Insightful In-Depth Review
Of Wes Montgomery, most jazzbos say that the axe man’s peppy version of the Latin “Besame Mucho” is the best track on the legendary 1963 Boss Guitar Riverside recording. Sure, Montgomery plays the lead hot. The normally laidback love song takes on a fiery intensity through the Rev’s (as Montgomery was known for his teetotalin’ ways) single-note flurries and fast-paced chords. However, while that piece as the opening track allows the guitarist to show off his technical abilities, it’s the slow songs that allow him and his two bandmates to really express themselves.
Take, for example, the Rev’s leisurely approach to Henry Mancini’s theme song to the movie Days of Wine and Roses (ironically, a film about alcohol addiction). Montgomery’s unhurried playing shows off the beauty of the melody. Jimmy Cobb’s brushwork on drums sounds as natural as a flowing stream and Mel Rhyne’s Hammond B-3 organ gently lays down an atmospheric drone. Montgomery is obviously the boss here, and the unusualness of having the guitar lead a jazz trio disappears through the fluidity of th0000e music.

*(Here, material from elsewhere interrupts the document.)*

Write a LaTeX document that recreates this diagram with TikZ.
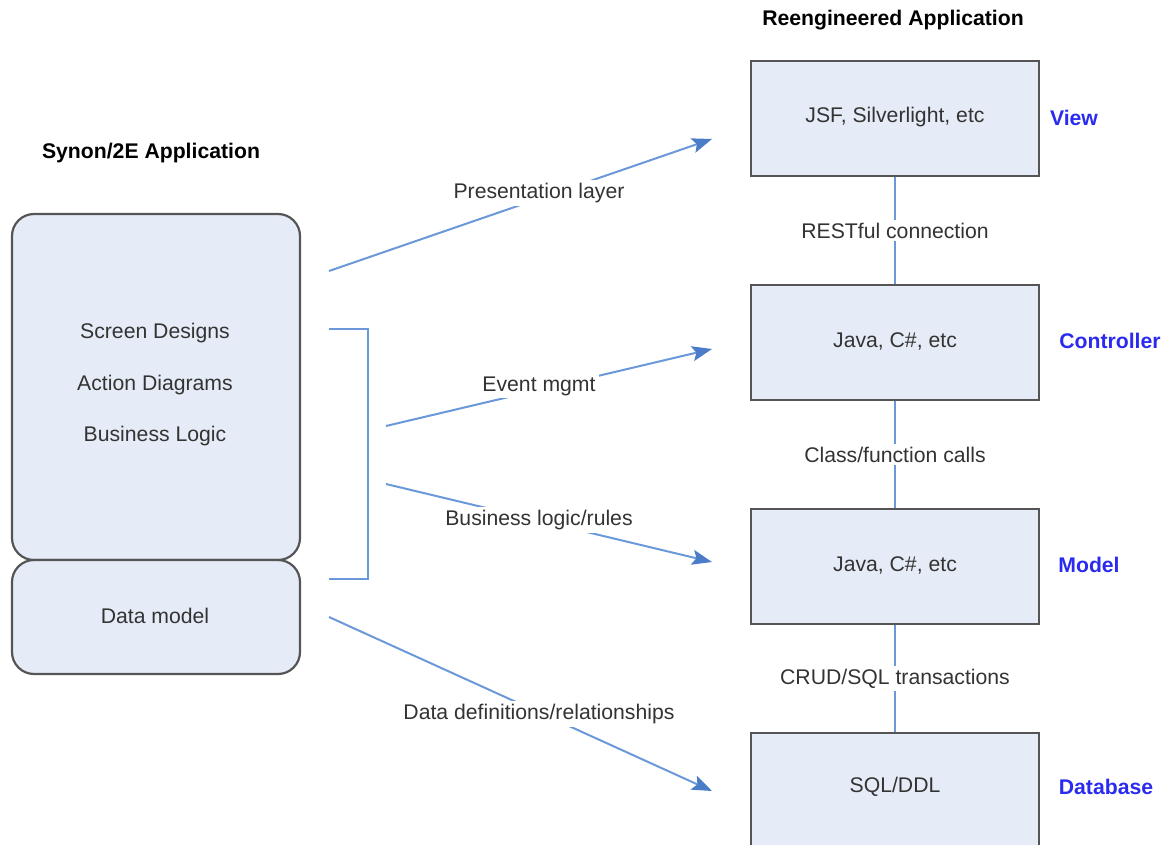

The same can said for the ballad “For Heaven’s Sake”, a tune best known as a love song by Billie Holiday. The instrumental version here comes off just as romantic, although Rhyne’s organ work does get a little churchy at the end. Montgomery’s soft playing seems right on the mark, going for the tenderness at the heart of the melody.
Remember, the American rock music scene in 1963 was in its doldrums. This was the year when the Singing Nun had the number one record, and other sappy tunes like “Blue Velvet” and “Hey Paula” ruled the charts. Sure, there were the Ronettes and the Beach Boys, not to mention Bob Dylan doing “Blowin’ in the Wind”, “Masters of War”, and “A Hard Rain’s A Gonna Fall”. These may be fine songs, but do you really want to make love to them? Jazz filled that niche back then, and nobody really did it with more suavity than Montgomery (with apologies to the Blue Note roster, which put out some consistently fine music that year, but the music of Jimmy Smith, Kenny Burrell, Grant Green and company certainly sounds more in its place at a nightclub or barroom than home in a bedroom).
While it may not be Montgomery’s finest release—that would be a matter of opinion more than fact—it certainly is one of the celebrated guitarist’s most notable achievements. If you are looking for some smooth jazz that’s not somnambulant, passionate yet relaxed, intimate without being overly dramatic … in other words, if you are looking for cool, this is the place to find it.